I suppose the counterpoint to the “anyone can pass in 10 years” argument is that you need work experience to get the charter. Theoretically, this means you must have some proven professional ability.

I see the point. But this argument does not truly challenge the spirit of the argument i am trying to make. Unfortunately there are no shortcuts in life. Majority of people here are beginning 20, but the older you get the more you will see what i mean.

I am a lot older and I am not sure what you mean.

Someone who tried for 10 years shows perseverence and a goal-oriented approach. It’s also lilely that they have internalized the material much more than braggarts who crammed in the last 9 days or whatever and passed the exam.

From my observations, competence in your job is related far more to your dedication, hard work and attitude than to your IQ or superior exam-taking abilities.

This is coming from someone who is used to being in 99th percentile when taking exams, but does not think it correlates that strongly with the mastery of the subject.

I am not keen to be ‘right’ in this discussion, but your argumentation is somewhat flawed resp. unclear and mixes various assumptions in a quite confusing manner.

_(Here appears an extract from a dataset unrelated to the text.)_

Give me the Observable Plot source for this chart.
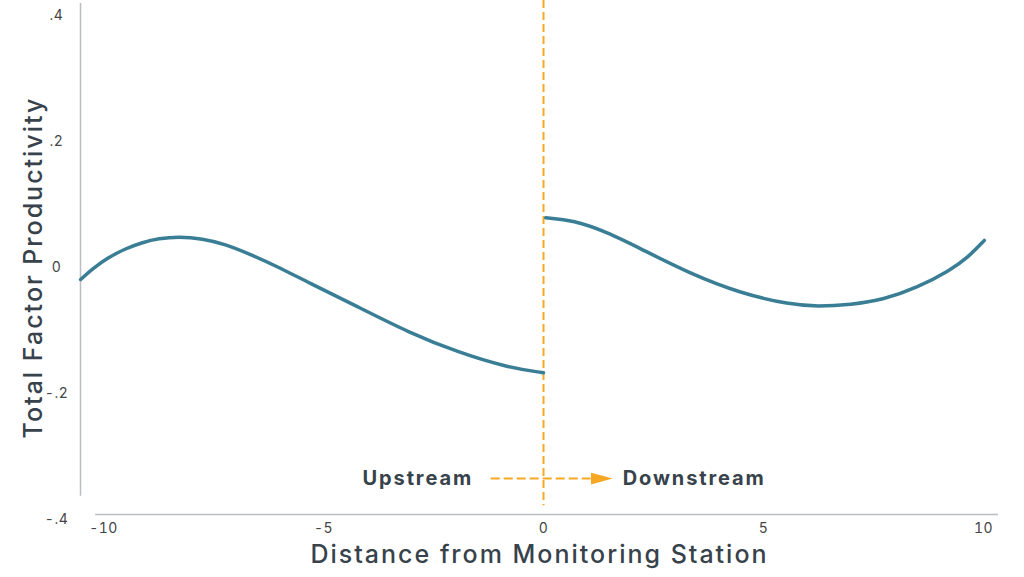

  1. Competence in job is driven by your intelligence and intuition for the stuff that you are doing. also, it helps to have people skills (helps to read people better - people are the input). Success in the career, on the other hand, is driven by a) intelligence b) networking / people skills c) long year experience / ‘wisdom’. let’s assume that you are beginning 20 and indeed it takes you 10 years to pass CFA. you are 30 and do have a lot of networking skills and are brilliant with people - but it took you 10 years to do the CFA, and likely you have not obtained any Bachelor or Masters degree either in this time. The question is now: What good is your 10-year CFA assuming that you are successful in your career already given your other skills (not having any academic credentials). The answer is: Nothing! Your old employer doesnt care (unless it is a mandatory requirement) or either appreciates you for what you do for the company. A new employer would probably think that the paper on which your CFA certificate was printed was better off by saving the poor tree that had to die for it (albeit it is probably from sustanaible sources given the CFAI). We are not the only CFA Candidates around and there are plenty of brilliant people all across the planet who pass the CFA in 2 years (I passed the first two levels without repeating and without a break in between).

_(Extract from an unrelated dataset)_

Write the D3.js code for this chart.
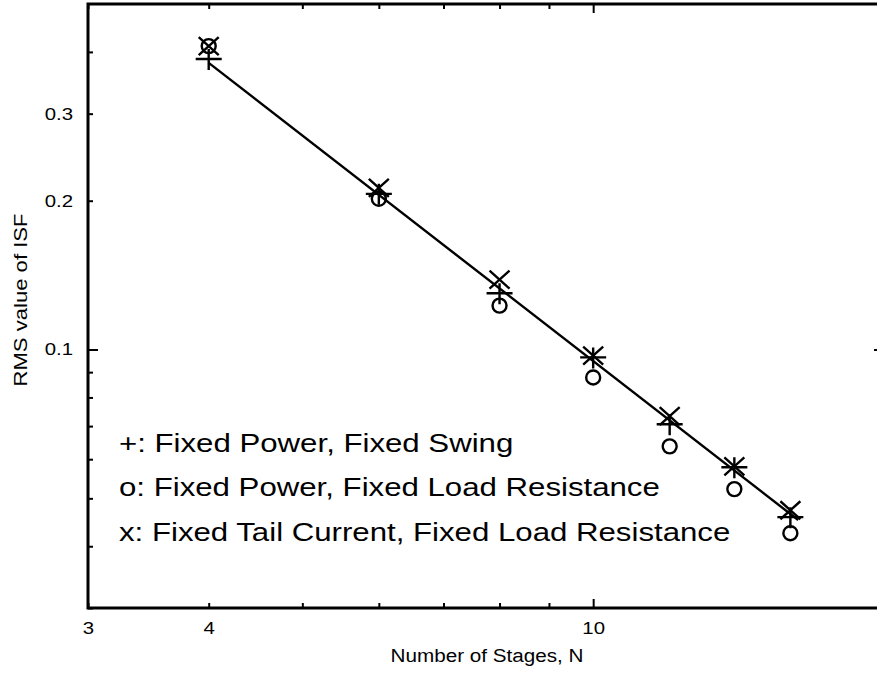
<!DOCTYPE html>
<html>
<head>
<meta charset="utf-8">
<script src="https://cdn.jsdelivr.net/npm/d3@7"></script>
<style>
  body { margin: 0; background: #fff; }
  svg { display: block; font-family: "Liberation Sans", Arial, sans-serif; }
</style>
</head>
<body>
<svg></svg>
<script>
const stages = [4, 6, 8, 10, 12, 14, 16];
const fixedSwing = [0.387, 0.2065, 0.130, 0.0964, 0.0706, 0.0578, 0.0458];
const fixedLoad = [0.411, 0.2018, 0.1227, 0.0878, 0.0637, 0.0522, 0.0425];
const fixedTail = [0.411, 0.2124, 0.1385, 0.0972, 0.0733, 0.0580, 0.0473];

// straight fitted line, end points
const fitStages = [4, 16.3];
const fitValues = [0.380, 0.0452];

const xTicks = [3, 4, 5, 6, 7, 8, 9, 10];
const xLabels = [3, 4, 10];
const yTicks = [0.03, 0.04, 0.05, 0.06, 0.07, 0.08, 0.09, 0.1, 0.2, 0.3, 0.4];
const yLabels = [0.1, 0.2, 0.3];

const legendLabels = [
  "+: Fixed Power, Fixed Swing",
  "o: Fixed Power, Fixed Load Resistance",
  "x: Fixed Tail Current, Fixed Load Resistance"
];

const width = 877;
const height = 675;
const plotLeft = 88, plotRight = 884, plotTop = 4, plotBottom = 608;
const stretch = 1.2; // the scanned lettering is wider than Liberation Sans

const svg = d3.select("svg").attr("width", width).attr("height", height);

const xScale = d3.scaleLog().domain([3, 20]).range([plotLeft, plotRight]);
const yScale = d3.scaleLog().domain([0.03, 0.5]).range([plotBottom, plotTop]);

const isMajor = (v) => Math.abs(Math.log10(v) - Math.round(Math.log10(v))) < 1e-9;

const drawAxes = () => {
  const fmtX = (d) => xLabels.includes(d) ? d : "";
  const fmtY = (d) => yLabels.includes(d) ? d : "";

  const bottomAxis = d3.axisBottom(xScale).tickValues(xTicks).tickFormat(fmtX).tickSizeOuter(0);
  const topAxis = d3.axisTop(xScale).tickValues(xTicks).tickFormat("").tickSizeOuter(0);
  const leftAxis = d3.axisLeft(yScale).tickValues(yTicks).tickFormat(fmtY).tickSizeOuter(0);
  const rightAxis = d3.axisRight(yScale).tickValues(yTicks).tickFormat("").tickSizeOuter(0);

  const gb = svg.append("g").attr("transform", `translate(0,${plotBottom})`).call(bottomAxis);
  const gt = svg.append("g").attr("transform", `translate(0,${plotTop})`).call(topAxis);
  const gl = svg.append("g").attr("transform", `translate(${plotLeft},0)`).call(leftAxis);
  const gr = svg.append("g").attr("transform", `translate(${plotRight},0)`).call(rightAxis);

  [gb, gt, gl, gr].forEach((g) => {
    g.select(".domain").remove();
    g.selectAll("line").attr("stroke", "#000").attr("stroke-width", 2);
    g.selectAll("text").attr("fill", "#000").style("font-size", "17px");
  });

  // ticks point into the plot
  gb.selectAll(".tick line").attr("y2", (d) => isMajor(d) ? -9 : -5);
  gt.selectAll(".tick line").attr("y2", (d) => isMajor(d) ? 9 : 5);
  gl.selectAll(".tick line").attr("x2", (d) => isMajor(d) ? 10 : 5);
  gr.selectAll(".tick line").attr("x2", (d) => isMajor(d) ? -10 : -5);
  gb.selectAll(".tick text").attr("y", 14).attr("transform", `scale(${stretch},1)`);
  gl.selectAll(".tick text").attr("x", -15 / stretch).attr("transform", `scale(${stretch},1)`);

  svg.append("rect")
     .attr("x", plotLeft).attr("y", plotTop)
     .attr("width", plotRight - plotLeft).attr("height", plotBottom - plotTop)
     .attr("fill", "none").attr("stroke", "#000").attr("stroke-width", 3);

  svg.append("text")
     .attr("x", 487).attr("y", 662)
     .attr("text-anchor", "middle")
     .attr("textLength", 193).attr("lengthAdjust", "spacingAndGlyphs")
     .style("font-size", "18px")
     .text("Number of Stages, N");

  svg.append("text")
     .attr("transform", "translate(27,300) rotate(-90)")
     .attr("text-anchor", "middle")
     .attr("textLength", 173).attr("lengthAdjust", "spacingAndGlyphs")
     .style("font-size", "18px")
     .text("RMS value of ISF");
}

const drawData = () => {
  const fit = fitStages.map((n, i) => [n, fitValues[i]]);
  svg.append("path")
     .datum(fit)
     .attr("d", d3.line().x((d) => xScale(d[0])).y((d) => yScale(d[1])))
     .attr("fill", "none").attr("stroke", "#000").attr("stroke-width", 2.4);

  const marks = svg.append("g").attr("fill", "none").attr("stroke", "#000").attr("stroke-width", 2.4);

  marks.selectAll(".plus")
       .data(stages.map((n, i) => [n, fixedSwing[i]]))
       .enter()
       .append("path")
       .attr("class", "plus")
       .attr("transform", (d) => `translate(${xScale(d[0])},${yScale(d[1])})`)
       .attr("d", "M-13,0H13M0,-10V11");

  marks.selectAll(".circ")
       .data(stages.map((n, i) => [n, fixedLoad[i]]))
       .enter()
       .append("circle")
       .attr("class", "circ")
       .attr("cx", (d) => xScale(d[0]))
       .attr("cy", (d) => yScale(d[1]))
       .attr("r", 7);

  marks.selectAll(".cross")
       .data(stages.map((n, i) => [n, fixedTail[i]]))
       .enter()
       .append("path")
       .attr("class", "cross")
       .attr("transform", (d) => `translate(${xScale(d[0])},${yScale(d[1])})`)
       .attr("d", "M-10,-9L10,9M-10,9L10,-9");
}

const drawLegend = () => {
  svg.append("g")
     .attr("transform", `translate(119,0) scale(${stretch},1)`)
     .selectAll("text")
     .data(legendLabels)
     .enter()
     .append("text")
     .attr("x", 0)
     .attr("y", (d, i) => 452 + i * 44.5)
     .style("font-size", "26px")
     .text((d) => d);
}

drawAxes()
drawData()
drawLegend()
</script>
</body>
</html>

  2. Now, given 1), your statements above give rise to a slightly wrong message to new CFA candidates, who maybe dont have your non-academic skills OR would not need CFA but have been told otherwise and believed it: you are basically saying that an important aspect in showing perseverance is a 10 year CFA. a) I would personally disagree with this assumption given that CFA is being pursued by 160000 candidates each year and the financial indiustry is currently not really in its best state and b) - as I said above - a new employer would laugh his **** off if you would present a 10 year CFA as an asset - strikes me abit unrealistic and c) your 2nd argument basically seems to imply that a successful career is driven by dedication, hard work etc and to me it is now exactly clear why you would think that a 10 year CFA is sort of ranking on a similar level in terms of ‘perseverance’ as hard, work, attitude etc. any why it would have an equivalently strong signalling effect.

  3. To provide further distinction in the argumentation: The CFA Program is a global program and as such open to all people around the whole globe, whether rich or poor. And this is an aspect to be highly appreciated and cherished: Even someone born poor in an Indian town has now the opportunity, for more or less a payable fee to obtain a globally extremely renowned certification. Given this cultural diversity in the potential candidate pool, we might think that there are reasons why someone might need to go 5, 6, 7 years (albeit 10 is still seeming ‘distant’) to pass the CFA: a) not enough money for the fees or b) having enrolled because of the very possiblity to be able to retake or continue 10 years after a previous level or c) not having any access to any university for cultural or sociological / ethnic reasons or d) as an US American being called to join Iraq, coming home being left without a job, being called to Afghanistan, coming home being left without a job again, losing 1 of the three jobs you had and cannot feed your family … and many other reasons. For all those people, there is a justification to extend the education to several years. If you are not in such groups, then it is an absolute waste of time and life to extend such education to so many years.

  4. I was always assuming that we are talking about candidates that constantly repeat a level each year during several years without intentional pause.

  5. Very important. Read again what I wrote. why would you imply that passing the CFA in a fairly short time means that you have superior exam-taking abilities? apart from the fact that “superior exam-taking-abilities” is quite a blurry concept, I DO indeed think that mastering the material puts you in the first place into the position of being able to pass in a timely manner (5 years max say). Besides, ‘cramming’ in 9 days prior to an exam might have worked out when you took L1 for the first time (Disclaimer: I am just interpreting your words accordingly), but those times are over. … nowadays the material is very challening and is A LOT. Go and look at a fresh CFA L2 curriculum. if you can master this in 9 days, then you are not from this planet and you should immediately stop with CFA and go to NASA to build the new spaceship to Mars with your own hands (information is all hidden somewhere in your all-encompassing database called brain).

  6. Above is not meant for me to want to be right, but rather a benevolent warning to everyone who fails Level I more than twice and who fails L2 more than twice: Go and seek something else - CFA is not the right thing for you.

CFAI will never cap how many times someone can re-take a level. Why on earth would they kill off such a bountiful revenue stream?

I think this is true for some jobs, but not for top tier finance jobs. I want someone with great perseverance and numbness to monotony to run my middle office. However, someone who fails CFA 10 times is unsuitable for any front office work.

There actually used to be a 7 year limit on completing the program, but they dropped it sometime in the early 2000’s.